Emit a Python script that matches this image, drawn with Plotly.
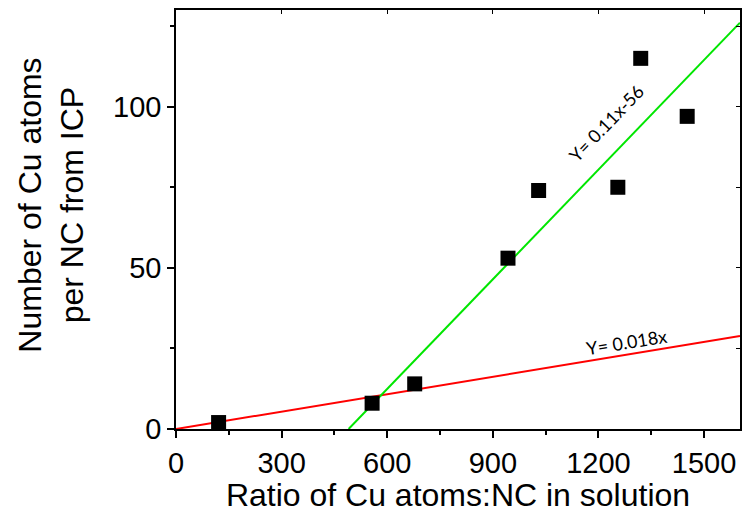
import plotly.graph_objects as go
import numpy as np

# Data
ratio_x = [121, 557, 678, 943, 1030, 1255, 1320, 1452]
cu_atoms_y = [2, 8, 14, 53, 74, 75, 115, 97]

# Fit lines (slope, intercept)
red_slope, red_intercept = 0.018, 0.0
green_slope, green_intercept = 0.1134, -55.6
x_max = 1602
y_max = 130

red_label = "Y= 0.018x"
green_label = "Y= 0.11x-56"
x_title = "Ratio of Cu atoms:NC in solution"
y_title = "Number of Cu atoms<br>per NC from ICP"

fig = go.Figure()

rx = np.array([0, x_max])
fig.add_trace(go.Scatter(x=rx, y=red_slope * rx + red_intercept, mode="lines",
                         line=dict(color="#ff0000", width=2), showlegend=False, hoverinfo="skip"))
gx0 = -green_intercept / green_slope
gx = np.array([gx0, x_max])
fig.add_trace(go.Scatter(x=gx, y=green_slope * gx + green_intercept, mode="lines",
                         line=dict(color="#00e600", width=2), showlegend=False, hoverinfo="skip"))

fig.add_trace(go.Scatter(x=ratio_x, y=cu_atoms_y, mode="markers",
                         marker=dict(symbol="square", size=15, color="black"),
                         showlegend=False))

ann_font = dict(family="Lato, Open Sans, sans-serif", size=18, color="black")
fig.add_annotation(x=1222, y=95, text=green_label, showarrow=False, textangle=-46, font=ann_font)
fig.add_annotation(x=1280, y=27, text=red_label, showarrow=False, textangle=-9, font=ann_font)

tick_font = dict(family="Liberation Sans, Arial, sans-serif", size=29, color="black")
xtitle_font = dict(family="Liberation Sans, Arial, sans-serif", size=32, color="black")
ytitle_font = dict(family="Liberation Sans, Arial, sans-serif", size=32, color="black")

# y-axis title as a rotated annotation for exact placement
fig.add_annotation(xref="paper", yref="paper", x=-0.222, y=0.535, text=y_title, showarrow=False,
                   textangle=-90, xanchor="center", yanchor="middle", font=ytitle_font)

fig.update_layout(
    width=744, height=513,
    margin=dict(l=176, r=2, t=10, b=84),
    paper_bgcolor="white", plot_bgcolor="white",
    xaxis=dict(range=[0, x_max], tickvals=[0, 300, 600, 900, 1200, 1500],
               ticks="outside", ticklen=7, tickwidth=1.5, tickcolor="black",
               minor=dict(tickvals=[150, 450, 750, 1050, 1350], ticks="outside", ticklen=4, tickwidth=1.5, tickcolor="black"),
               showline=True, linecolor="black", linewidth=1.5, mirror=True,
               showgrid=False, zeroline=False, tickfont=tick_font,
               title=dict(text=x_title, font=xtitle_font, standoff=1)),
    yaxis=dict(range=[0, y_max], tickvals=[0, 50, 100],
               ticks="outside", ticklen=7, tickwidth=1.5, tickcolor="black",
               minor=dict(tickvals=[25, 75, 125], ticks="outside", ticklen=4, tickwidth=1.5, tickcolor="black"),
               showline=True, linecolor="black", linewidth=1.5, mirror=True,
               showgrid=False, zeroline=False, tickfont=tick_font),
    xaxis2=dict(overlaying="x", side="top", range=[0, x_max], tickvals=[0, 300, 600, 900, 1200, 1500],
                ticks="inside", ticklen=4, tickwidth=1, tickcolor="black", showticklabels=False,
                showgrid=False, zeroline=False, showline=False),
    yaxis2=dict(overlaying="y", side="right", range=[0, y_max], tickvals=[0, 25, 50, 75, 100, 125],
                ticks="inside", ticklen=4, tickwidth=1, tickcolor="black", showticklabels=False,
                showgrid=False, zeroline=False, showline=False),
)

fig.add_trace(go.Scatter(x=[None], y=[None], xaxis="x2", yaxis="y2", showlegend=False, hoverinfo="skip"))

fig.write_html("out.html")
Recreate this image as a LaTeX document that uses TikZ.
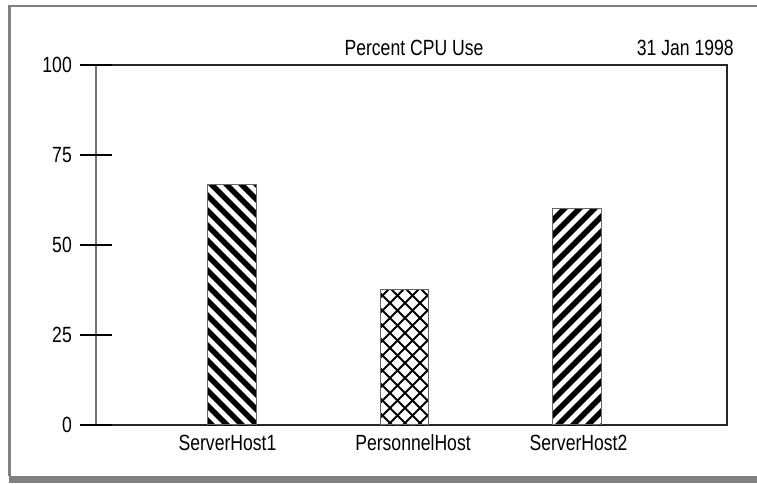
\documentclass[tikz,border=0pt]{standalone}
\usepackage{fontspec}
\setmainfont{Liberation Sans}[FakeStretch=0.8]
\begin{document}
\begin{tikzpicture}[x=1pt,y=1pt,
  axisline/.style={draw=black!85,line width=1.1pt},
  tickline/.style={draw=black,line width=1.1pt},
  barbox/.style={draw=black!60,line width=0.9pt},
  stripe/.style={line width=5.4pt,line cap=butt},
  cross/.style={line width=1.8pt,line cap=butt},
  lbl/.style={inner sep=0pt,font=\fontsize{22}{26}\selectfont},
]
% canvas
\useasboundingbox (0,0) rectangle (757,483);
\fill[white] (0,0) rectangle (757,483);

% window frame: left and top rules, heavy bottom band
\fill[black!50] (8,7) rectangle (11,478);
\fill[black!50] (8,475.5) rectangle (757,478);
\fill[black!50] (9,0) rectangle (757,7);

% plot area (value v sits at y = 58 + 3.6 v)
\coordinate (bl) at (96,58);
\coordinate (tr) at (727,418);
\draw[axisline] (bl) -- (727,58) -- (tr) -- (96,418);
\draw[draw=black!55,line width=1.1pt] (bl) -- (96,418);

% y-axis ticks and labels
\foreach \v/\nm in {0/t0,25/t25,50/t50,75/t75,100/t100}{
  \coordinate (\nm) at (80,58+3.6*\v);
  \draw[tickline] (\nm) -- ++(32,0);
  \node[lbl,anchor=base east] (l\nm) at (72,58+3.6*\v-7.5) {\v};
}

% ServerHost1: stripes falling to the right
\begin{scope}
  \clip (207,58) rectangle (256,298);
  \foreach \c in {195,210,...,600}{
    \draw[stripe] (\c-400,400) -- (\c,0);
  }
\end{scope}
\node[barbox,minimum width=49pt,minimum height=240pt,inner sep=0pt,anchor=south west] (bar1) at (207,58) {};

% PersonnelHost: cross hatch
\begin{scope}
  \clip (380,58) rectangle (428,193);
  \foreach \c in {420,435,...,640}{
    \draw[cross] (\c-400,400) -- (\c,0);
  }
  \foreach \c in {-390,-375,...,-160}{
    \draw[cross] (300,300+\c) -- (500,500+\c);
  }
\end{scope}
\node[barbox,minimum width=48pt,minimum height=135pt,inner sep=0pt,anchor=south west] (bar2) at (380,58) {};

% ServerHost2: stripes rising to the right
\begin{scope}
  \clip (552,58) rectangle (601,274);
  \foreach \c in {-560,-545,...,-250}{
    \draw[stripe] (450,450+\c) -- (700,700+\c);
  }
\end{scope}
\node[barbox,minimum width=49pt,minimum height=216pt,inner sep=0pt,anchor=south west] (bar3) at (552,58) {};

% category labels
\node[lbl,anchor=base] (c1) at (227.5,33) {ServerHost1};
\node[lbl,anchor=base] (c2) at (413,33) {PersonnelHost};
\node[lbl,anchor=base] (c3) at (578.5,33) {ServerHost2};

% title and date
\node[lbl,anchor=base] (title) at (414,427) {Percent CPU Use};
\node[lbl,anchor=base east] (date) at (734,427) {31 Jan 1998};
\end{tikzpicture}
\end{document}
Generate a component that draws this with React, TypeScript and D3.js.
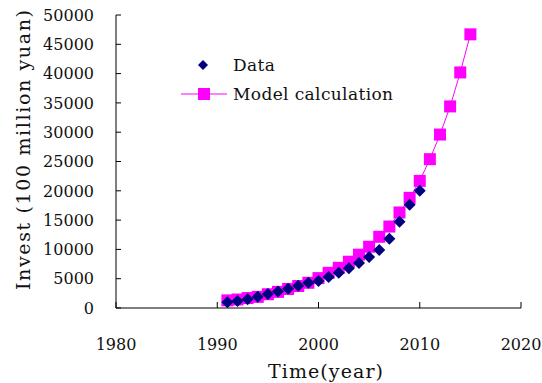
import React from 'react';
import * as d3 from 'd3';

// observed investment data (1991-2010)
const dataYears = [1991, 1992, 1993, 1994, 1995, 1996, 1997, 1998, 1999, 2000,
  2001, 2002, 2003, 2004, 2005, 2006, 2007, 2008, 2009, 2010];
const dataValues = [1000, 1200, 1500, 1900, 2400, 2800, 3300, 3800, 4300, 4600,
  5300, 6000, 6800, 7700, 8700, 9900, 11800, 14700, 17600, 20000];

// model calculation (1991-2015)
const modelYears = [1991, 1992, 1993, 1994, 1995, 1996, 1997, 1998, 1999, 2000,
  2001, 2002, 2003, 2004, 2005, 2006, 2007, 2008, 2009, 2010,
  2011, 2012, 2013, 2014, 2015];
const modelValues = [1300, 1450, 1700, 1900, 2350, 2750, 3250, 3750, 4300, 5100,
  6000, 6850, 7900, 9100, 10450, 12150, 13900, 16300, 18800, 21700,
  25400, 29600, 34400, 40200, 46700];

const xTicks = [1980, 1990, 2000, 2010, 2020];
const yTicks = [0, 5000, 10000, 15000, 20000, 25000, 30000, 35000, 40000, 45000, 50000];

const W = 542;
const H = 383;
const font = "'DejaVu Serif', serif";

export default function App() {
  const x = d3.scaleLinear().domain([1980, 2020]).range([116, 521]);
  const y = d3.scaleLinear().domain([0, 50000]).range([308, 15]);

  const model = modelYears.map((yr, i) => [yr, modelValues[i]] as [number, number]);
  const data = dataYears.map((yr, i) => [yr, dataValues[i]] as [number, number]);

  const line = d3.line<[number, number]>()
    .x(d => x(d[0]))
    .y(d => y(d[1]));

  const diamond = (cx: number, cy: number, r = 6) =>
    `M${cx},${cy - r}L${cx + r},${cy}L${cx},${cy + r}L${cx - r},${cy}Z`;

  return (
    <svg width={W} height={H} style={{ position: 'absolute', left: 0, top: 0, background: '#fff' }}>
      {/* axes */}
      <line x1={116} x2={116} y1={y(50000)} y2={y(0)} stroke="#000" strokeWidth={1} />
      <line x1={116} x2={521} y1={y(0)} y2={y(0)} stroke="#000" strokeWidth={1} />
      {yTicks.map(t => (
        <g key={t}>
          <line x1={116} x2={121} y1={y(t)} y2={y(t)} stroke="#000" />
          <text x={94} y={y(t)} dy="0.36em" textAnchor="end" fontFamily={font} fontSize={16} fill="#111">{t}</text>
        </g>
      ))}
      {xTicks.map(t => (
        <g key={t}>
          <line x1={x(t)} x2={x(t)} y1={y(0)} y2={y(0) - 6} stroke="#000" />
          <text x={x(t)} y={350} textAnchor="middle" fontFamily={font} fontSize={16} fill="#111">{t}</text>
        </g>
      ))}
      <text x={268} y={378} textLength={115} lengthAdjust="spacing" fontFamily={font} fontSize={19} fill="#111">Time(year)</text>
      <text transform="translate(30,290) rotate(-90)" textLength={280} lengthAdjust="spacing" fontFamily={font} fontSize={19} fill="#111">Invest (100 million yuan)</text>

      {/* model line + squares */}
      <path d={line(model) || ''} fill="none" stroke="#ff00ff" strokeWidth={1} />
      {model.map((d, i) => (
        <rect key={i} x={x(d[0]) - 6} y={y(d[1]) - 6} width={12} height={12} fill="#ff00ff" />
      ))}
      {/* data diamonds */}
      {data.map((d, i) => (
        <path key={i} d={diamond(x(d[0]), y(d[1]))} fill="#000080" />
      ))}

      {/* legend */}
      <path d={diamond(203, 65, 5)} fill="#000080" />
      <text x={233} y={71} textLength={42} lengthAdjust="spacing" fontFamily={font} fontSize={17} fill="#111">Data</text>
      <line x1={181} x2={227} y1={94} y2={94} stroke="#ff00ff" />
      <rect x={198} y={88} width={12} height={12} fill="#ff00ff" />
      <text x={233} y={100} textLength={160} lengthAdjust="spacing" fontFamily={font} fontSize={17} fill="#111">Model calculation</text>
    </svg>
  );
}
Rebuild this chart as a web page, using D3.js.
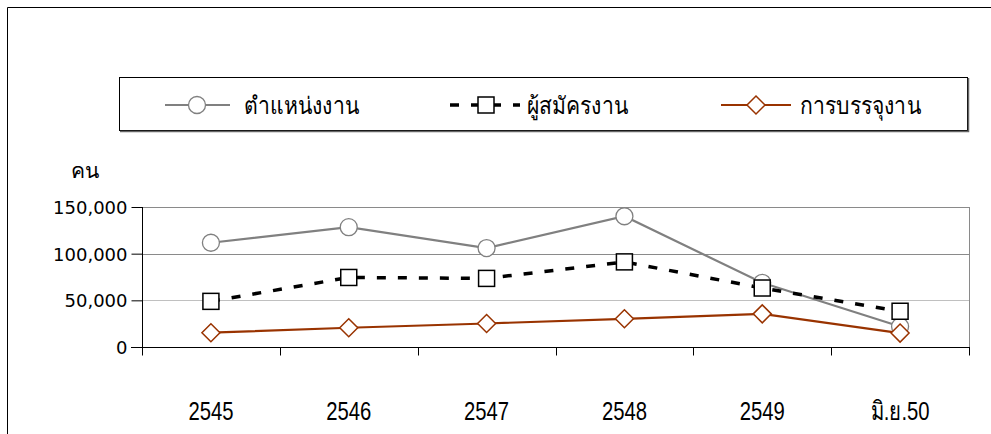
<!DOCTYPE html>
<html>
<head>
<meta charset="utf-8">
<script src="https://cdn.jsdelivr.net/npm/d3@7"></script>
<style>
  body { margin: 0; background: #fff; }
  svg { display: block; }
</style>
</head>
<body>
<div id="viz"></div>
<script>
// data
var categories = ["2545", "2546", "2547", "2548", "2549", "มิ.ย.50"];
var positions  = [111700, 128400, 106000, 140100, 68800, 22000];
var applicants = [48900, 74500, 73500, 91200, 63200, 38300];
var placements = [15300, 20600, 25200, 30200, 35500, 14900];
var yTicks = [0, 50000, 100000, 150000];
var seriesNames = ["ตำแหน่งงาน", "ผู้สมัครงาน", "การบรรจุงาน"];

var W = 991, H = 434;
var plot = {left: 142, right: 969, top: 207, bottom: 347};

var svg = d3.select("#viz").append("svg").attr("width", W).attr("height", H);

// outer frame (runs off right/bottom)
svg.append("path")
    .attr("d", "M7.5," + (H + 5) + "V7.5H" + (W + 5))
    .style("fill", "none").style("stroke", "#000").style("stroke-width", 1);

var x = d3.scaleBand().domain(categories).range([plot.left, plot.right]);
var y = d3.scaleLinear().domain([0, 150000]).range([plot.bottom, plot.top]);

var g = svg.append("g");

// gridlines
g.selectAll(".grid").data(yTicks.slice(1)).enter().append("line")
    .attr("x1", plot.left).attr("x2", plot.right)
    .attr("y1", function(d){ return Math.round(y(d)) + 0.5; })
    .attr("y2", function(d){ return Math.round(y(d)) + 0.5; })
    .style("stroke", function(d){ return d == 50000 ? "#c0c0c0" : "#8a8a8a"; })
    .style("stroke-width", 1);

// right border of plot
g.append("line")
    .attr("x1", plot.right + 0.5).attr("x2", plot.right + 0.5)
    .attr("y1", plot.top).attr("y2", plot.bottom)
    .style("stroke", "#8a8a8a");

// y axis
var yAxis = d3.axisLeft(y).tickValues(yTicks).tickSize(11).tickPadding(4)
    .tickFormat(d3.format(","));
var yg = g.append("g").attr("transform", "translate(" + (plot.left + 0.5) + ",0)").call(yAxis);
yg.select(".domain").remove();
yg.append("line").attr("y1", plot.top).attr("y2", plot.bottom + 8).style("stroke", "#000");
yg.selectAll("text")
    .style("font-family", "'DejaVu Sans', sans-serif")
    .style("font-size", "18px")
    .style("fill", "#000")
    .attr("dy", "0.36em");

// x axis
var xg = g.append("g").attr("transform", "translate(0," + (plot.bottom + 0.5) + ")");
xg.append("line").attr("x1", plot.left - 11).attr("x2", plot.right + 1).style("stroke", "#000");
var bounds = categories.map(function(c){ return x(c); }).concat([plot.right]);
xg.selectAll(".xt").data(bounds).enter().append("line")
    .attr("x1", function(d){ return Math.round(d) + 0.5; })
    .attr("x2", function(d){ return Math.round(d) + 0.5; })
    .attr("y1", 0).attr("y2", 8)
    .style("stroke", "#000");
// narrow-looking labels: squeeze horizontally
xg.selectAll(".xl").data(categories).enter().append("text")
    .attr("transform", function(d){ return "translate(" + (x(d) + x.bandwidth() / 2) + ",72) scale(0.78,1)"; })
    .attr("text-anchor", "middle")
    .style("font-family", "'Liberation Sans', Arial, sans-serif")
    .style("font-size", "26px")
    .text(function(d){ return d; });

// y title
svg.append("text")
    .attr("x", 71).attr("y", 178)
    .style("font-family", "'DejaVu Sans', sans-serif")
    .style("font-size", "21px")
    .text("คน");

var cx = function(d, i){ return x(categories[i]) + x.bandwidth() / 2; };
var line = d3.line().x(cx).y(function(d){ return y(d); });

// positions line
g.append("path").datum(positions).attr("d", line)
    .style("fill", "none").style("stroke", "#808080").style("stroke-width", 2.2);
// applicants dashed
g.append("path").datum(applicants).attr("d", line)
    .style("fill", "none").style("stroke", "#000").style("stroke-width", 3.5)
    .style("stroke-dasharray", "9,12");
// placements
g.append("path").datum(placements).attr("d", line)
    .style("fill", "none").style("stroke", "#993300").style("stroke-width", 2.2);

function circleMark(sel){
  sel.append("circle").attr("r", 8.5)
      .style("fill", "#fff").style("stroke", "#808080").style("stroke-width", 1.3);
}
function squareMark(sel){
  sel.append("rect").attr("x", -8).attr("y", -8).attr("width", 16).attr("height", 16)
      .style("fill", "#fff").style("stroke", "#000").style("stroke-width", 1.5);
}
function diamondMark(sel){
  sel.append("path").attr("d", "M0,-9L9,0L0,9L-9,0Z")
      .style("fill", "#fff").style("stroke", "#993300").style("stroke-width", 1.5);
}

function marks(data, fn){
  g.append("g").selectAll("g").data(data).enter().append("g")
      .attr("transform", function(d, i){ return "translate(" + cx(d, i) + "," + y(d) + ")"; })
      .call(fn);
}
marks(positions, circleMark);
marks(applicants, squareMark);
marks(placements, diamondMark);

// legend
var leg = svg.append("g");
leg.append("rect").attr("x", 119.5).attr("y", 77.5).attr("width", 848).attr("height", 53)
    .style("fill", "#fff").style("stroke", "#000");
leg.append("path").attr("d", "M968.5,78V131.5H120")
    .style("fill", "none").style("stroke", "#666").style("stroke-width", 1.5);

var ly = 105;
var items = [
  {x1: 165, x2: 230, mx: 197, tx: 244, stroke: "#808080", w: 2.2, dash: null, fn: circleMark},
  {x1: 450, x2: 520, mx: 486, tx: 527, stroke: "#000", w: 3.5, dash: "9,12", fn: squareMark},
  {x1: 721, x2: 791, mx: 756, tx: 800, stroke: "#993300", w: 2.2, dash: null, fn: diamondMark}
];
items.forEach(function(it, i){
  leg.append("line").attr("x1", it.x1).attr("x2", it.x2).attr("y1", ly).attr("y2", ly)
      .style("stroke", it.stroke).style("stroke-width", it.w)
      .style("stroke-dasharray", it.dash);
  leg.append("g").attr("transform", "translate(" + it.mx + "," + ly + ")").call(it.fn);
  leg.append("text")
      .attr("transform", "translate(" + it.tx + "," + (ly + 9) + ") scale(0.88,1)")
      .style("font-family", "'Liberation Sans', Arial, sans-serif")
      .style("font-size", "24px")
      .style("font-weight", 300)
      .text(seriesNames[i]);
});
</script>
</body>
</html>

## Task brief
In the listing above, find the line with "Recreate this image" and the line with "width=48pt,minimum height=135pt,inner sep=0pt,anchor=south". Copy exactly those two and every line between, without the pictures.

## The response
Recreate this image as a LaTeX document that uses TikZ.
\documentclass[tikz,border=0pt]{standalone}
\usepackage{fontspec}
\setmainfont{Liberation Sans}[FakeStretch=0.8]
\begin{document}
\begin{tikzpicture}[x=1pt,y=1pt,
  axisline/.style={draw=black!85,line width=1.1pt},
  tickline/.style={draw=black,line width=1.1pt},
  barbox/.style={draw=black!60,line width=0.9pt},
  stripe/.style={line width=5.4pt,line cap=butt},
  cross/.style={line width=1.8pt,line cap=butt},
  lbl/.style={inner sep=0pt,font=\fontsize{22}{26}\selectfont},
]
% canvas
\useasboundingbox (0,0) rectangle (757,483);
\fill[white] (0,0) rectangle (757,483);

% window frame: left and top rules, heavy bottom band
\fill[black!50] (8,7) rectangle (11,478);
\fill[black!50] (8,475.5) rectangle (757,478);
\fill[black!50] (9,0) rectangle (757,7);

% plot area (value v sits at y = 58 + 3.6 v)
\coordinate (bl) at (96,58);
\coordinate (tr) at (727,418);
\draw[axisline] (bl) -- (727,58) -- (tr) -- (96,418);
\draw[draw=black!55,line width=1.1pt] (bl) -- (96,418);

% y-axis ticks and labels
\foreach \v/\nm in {0/t0,25/t25,50/t50,75/t75,100/t100}{
  \coordinate (\nm) at (80,58+3.6*\v);
  \draw[tickline] (\nm) -- ++(32,0);
  \node[lbl,anchor=base east] (l\nm) at (72,58+3.6*\v-7.5) {\v};
}

% ServerHost1: stripes falling to the right
\begin{scope}
  \clip (207,58) rectangle (256,298);
  \foreach \c in {195,210,...,600}{
    \draw[stripe] (\c-400,400) -- (\c,0);
  }
\end{scope}
\node[barbox,minimum width=49pt,minimum height=240pt,inner sep=0pt,anchor=south west] (bar1) at (207,58) {};

% PersonnelHost: cross hatch
\begin{scope}
  \clip (380,58) rectangle (428,193);
  \foreach \c in {420,435,...,640}{
    \draw[cross] (\c-400,400) -- (\c,0);
  }
  \foreach \c in {-390,-375,...,-160}{
    \draw[cross] (300,300+\c) -- (500,500+\c);
  }
\end{scope}
\node[barbox,minimum width=48pt,minimum height=135pt,inner sep=0pt,anchor=south west] (bar2) at (380,58) {};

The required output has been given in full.